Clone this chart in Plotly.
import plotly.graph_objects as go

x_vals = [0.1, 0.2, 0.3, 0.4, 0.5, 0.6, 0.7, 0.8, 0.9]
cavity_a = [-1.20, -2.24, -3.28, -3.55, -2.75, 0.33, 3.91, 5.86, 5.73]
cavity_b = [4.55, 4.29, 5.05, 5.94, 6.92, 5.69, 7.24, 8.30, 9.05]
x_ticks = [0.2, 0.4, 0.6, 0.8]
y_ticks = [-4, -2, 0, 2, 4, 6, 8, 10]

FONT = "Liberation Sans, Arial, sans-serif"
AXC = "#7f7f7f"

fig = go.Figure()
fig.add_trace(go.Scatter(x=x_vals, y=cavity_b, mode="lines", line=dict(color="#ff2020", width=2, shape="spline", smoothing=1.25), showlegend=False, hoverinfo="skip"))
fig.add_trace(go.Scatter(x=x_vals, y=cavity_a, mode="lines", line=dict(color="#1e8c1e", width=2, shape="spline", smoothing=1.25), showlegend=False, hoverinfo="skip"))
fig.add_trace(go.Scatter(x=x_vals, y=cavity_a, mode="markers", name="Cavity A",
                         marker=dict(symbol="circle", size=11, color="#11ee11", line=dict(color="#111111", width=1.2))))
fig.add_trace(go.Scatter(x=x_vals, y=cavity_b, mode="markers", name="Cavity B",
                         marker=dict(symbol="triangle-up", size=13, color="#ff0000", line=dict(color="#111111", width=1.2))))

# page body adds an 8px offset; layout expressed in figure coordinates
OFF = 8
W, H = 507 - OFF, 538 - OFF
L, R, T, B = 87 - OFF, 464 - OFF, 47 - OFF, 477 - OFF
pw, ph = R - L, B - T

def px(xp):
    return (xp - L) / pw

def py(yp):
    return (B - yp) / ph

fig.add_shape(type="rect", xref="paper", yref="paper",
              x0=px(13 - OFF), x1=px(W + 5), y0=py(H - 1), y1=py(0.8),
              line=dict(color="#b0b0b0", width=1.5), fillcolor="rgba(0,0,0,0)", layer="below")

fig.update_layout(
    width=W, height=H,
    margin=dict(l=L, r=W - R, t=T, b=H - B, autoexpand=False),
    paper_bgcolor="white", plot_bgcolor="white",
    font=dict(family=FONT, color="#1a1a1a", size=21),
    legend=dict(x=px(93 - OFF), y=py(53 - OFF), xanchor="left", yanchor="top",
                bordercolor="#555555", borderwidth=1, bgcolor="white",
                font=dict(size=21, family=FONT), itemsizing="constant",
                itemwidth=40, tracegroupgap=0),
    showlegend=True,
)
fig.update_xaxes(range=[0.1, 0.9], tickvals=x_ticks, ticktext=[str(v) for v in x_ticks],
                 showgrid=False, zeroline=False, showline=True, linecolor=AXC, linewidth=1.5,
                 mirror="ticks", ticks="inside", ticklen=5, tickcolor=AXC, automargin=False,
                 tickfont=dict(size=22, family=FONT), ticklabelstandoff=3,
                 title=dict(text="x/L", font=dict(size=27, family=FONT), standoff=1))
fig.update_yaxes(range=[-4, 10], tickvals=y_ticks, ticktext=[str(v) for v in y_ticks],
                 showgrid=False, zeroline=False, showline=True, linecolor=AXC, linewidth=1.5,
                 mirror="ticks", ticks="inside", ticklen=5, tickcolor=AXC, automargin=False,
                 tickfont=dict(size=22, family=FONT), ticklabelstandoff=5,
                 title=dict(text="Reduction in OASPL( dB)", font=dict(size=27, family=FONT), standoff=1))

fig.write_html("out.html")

===

> _TASK TO CARRY OUT_:
Recite the full listing above exactly.

> _CORRECT RESULT_:
Clone this chart in Plotly.
import plotly.graph_objects as go

x_vals = [0.1, 0.2, 0.3, 0.4, 0.5, 0.6, 0.7, 0.8, 0.9]
cavity_a = [-1.20, -2.24, -3.28, -3.55, -2.75, 0.33, 3.91, 5.86, 5.73]
cavity_b = [4.55, 4.29, 5.05, 5.94, 6.92, 5.69, 7.24, 8.30, 9.05]
x_ticks = [0.2, 0.4, 0.6, 0.8]
y_ticks = [-4, -2, 0, 2, 4, 6, 8, 10]

FONT = "Liberation Sans, Arial, sans-serif"
AXC = "#7f7f7f"

fig = go.Figure()
fig.add_trace(go.Scatter(x=x_vals, y=cavity_b, mode="lines", line=dict(color="#ff2020", width=2, shape="spline", smoothing=1.25), showlegend=False, hoverinfo="skip"))
fig.add_trace(go.Scatter(x=x_vals, y=cavity_a, mode="lines", line=dict(color="#1e8c1e", width=2, shape="spline", smoothing=1.25), showlegend=False, hoverinfo="skip"))
fig.add_trace(go.Scatter(x=x_vals, y=cavity_a, mode="markers", name="Cavity A",
                         marker=dict(symbol="circle", size=11, color="#11ee11", line=dict(color="#111111", width=1.2))))
fig.add_trace(go.Scatter(x=x_vals, y=cavity_b, mode="markers", name="Cavity B",
                         marker=dict(symbol="triangle-up", size=13, color="#ff0000", line=dict(color="#111111", width=1.2))))

# page body adds an 8px offset; layout expressed in figure coordinates
OFF = 8
W, H = 507 - OFF, 538 - OFF
L, R, T, B = 87 - OFF, 464 - OFF, 47 - OFF, 477 - OFF
pw, ph = R - L, B - T

def px(xp):
    return (xp - L) / pw

def py(yp):
    return (B - yp) / ph

fig.add_shape(type="rect", xref="paper", yref="paper",
              x0=px(13 - OFF), x1=px(W + 5), y0=py(H - 1), y1=py(0.8),
              line=dict(color="#b0b0b0", width=1.5), fillcolor="rgba(0,0,0,0)", layer="below")

fig.update_layout(
    width=W, height=H,
    margin=dict(l=L, r=W - R, t=T, b=H - B, autoexpand=False),
    paper_bgcolor="white", plot_bgcolor="white",
    font=dict(family=FONT, color="#1a1a1a", size=21),
    legend=dict(x=px(93 - OFF), y=py(53 - OFF), xanchor="left", yanchor="top",
                bordercolor="#555555", borderwidth=1, bgcolor="white",
                font=dict(size=21, family=FONT), itemsizing="constant",
                itemwidth=40, tracegroupgap=0),
    showlegend=True,
)
fig.update_xaxes(range=[0.1, 0.9], tickvals=x_ticks, ticktext=[str(v) for v in x_ticks],
                 showgrid=False, zeroline=False, showline=True, linecolor=AXC, linewidth=1.5,
                 mirror="ticks", ticks="inside", ticklen=5, tickcolor=AXC, automargin=False,
                 tickfont=dict(size=22, family=FONT), ticklabelstandoff=3,
                 title=dict(text="x/L", font=dict(size=27, family=FONT), standoff=1))
fig.update_yaxes(range=[-4, 10], tickvals=y_ticks, ticktext=[str(v) for v in y_ticks],
                 showgrid=False, zeroline=False, showline=True, linecolor=AXC, linewidth=1.5,
                 mirror="ticks", ticks="inside", ticklen=5, tickcolor=AXC, automargin=False,
                 tickfont=dict(size=22, family=FONT), ticklabelstandoff=5,
                 title=dict(text="Reduction in OASPL( dB)", font=dict(size=27, family=FONT), standoff=1))

fig.write_html("out.html")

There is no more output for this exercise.